The MRP 1 genomic DNA (NT_0101393.13) sequence was obtained from GenBank [55] and used as the reference sequence. For the sequencing of all 31 exons of MRP 1, 30 pairs of primers (see Table 1) were designed using Vector NTI 7.0 software and utilized to amplify these exons. The amplicons spanned the entire exon as well as some flanking sequences, to ensure that the splice donor and acceptor sites were also included. The PCR reaction was performed in a 10 μl volume reaction containing 40 ng genomic DNA template from the above mentioned samples, 5 μl 2 × PCR master mix buffer (Qiagen, Valencia, CA, USA), with or without 1 μl Q-solution (depending on the GC content of the amplicon) as well as 0.20 μM/L of sense and anti-sense primers. PCR was carried out in a GeneAmp® PCR System 9700 (Applied Biosystems, Foster City, CA) with the thermal cycling conditions as follows: an initial denaturation at 94°C for 15 min followed by 35 cycles at 94°C for 30 sec, temperature for the optimal annealing of each amplicon as specified (Table 1) for 90 sec, and extension at 72°C for 60 sec. This was then followed by a final elongation step at 72°C for 10 min. The PCR products obtained were then treated with exonuclease I and shrimp alkaline phosphatase (SAP, United States Biochemical). Sequencing reactions were performed using ABI PRISM Big Dye Terminator (V3.0) kit and the conditions for the sequencing reactions were (for all the exons except exon 1): 94°C for 15 min followed by 30 cycles at 96°C for 10 sec, 50°C for 5 sec and 60°C for 4 min. Due to the high GC content of exon 1, the sequencing conditions were modified as follows: 94°C for 15 min followed by 35 cycles at 98°C for 30 sec, 48°C for 10 sec and 60°C for 5 min. The final product was resolved by automated capillary electrophoresis on an ABI PRISM 3700® DNA analyzer (Applied Biosystems). The DNA sequence of each exon obtained experimentally was then aligned against the reference sequence (NT_0101393.13) using the Vector NTI 7.0 software to identify the polymorphic sites. Polymorphisms identified were verified through bi-directional re-sequencing of all samples whose chromatograms do not clearly display the polymorphism as well as randomly selected samples whose chromatograms clearly show the polymorphism.

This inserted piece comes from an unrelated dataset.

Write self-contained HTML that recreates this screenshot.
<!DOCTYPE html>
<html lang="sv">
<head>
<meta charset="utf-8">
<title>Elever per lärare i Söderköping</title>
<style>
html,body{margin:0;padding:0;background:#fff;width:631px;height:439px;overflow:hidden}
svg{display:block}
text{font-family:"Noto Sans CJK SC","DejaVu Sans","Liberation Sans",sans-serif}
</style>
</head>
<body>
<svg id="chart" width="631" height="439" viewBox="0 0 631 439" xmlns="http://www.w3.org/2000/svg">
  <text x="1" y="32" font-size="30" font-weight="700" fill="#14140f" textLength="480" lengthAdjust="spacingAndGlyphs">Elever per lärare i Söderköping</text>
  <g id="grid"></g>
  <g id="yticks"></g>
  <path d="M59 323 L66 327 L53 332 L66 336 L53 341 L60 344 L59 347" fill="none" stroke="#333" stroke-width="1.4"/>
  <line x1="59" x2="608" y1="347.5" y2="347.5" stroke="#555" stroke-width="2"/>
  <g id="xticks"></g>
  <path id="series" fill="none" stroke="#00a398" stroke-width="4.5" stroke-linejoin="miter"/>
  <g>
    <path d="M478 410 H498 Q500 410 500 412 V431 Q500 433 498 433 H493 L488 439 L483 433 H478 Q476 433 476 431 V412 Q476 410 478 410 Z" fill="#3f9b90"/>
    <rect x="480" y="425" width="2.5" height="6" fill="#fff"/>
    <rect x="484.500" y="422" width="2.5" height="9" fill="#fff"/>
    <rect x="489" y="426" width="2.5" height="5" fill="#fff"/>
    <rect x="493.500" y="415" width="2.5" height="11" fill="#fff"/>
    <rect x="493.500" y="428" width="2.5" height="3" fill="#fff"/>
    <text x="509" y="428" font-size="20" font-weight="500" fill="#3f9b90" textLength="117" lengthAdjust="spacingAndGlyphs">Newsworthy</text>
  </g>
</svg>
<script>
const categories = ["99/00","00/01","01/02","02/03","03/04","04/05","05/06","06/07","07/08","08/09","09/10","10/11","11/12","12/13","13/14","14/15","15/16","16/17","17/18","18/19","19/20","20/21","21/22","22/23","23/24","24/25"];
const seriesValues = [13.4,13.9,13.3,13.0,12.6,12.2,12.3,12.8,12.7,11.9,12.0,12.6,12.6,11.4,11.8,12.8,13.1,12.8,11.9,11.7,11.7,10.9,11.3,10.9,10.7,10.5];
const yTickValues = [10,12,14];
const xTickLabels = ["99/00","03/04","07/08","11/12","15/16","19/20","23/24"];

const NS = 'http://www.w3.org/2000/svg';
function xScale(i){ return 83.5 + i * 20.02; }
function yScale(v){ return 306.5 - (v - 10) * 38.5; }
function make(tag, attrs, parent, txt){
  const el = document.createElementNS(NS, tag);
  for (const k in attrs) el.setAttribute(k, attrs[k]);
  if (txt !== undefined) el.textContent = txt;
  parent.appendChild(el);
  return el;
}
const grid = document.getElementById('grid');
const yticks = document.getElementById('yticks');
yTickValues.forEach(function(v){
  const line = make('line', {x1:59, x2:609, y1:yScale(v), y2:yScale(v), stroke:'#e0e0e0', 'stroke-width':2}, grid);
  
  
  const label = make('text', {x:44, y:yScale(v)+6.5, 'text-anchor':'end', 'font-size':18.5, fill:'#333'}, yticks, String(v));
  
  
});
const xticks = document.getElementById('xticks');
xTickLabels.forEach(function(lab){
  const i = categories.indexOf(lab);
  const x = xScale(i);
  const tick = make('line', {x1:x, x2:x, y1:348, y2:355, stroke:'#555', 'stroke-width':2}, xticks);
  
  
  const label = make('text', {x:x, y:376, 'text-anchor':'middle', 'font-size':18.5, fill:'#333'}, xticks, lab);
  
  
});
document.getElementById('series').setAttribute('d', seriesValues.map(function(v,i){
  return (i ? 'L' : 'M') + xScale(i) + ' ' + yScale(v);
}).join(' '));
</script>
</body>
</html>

Population genetic parameters

Two common parameters of nucleotide diversity were calculated: the neutral parameter (θ) which is the estimate of population mutation parameter based on the number of polymorphic sites in the samples [40] and nucleotide diversity (π) which is the direct estimate of heterozygosity per site, or the average proportion of nucleotides that differ between any randomly sampled pair of sequences [40]. Each of these two parameters was calculated for synonymous and nonsynonymous SNP sites. Tajima's D statistic was also calculated to assess deviations from the neutral mutation model [41].

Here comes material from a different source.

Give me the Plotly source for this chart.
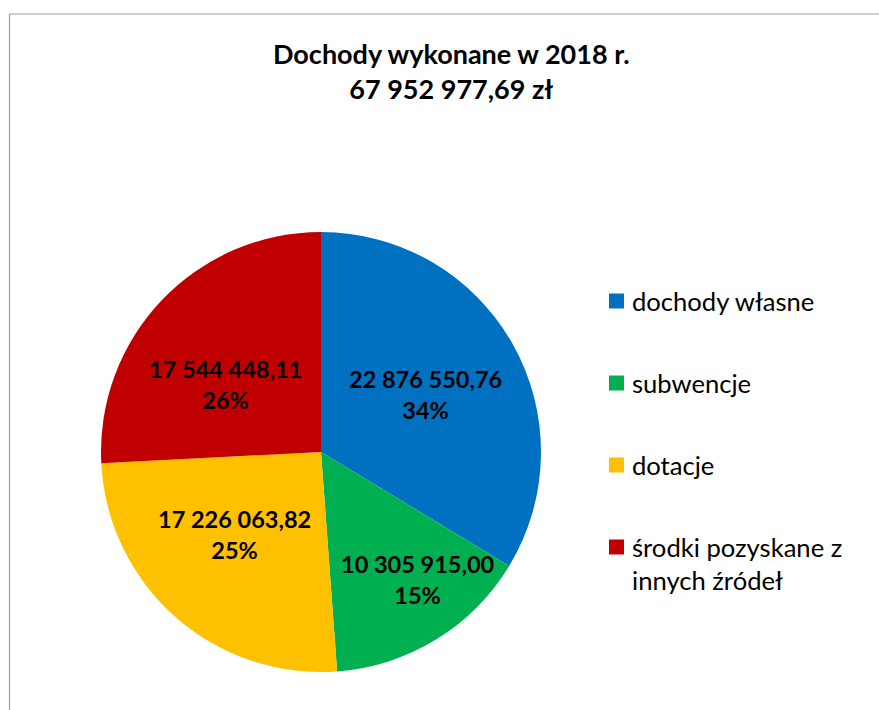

In Silico characterization of polymorphisms in exons

The programs Sorting Intolerant From Tolerant (SIFT) [46], Polymorphism Phenotyping (PolyPhen) [47] and PANTHER [48] were utilized to evaluate the potential effect of amino acid substitutions resulting from the polymorphisms. Since the position of the non-synonymous polymorphic amino acid residue on the MRP1 protein may provide important clues with regards to its potential functionality, the SOSUI program [56] was utilized to predict the topology of the MRP1 protein and the TOPO2 program [57] was used to display the location of the SNPs on the MRP1 protein topological image.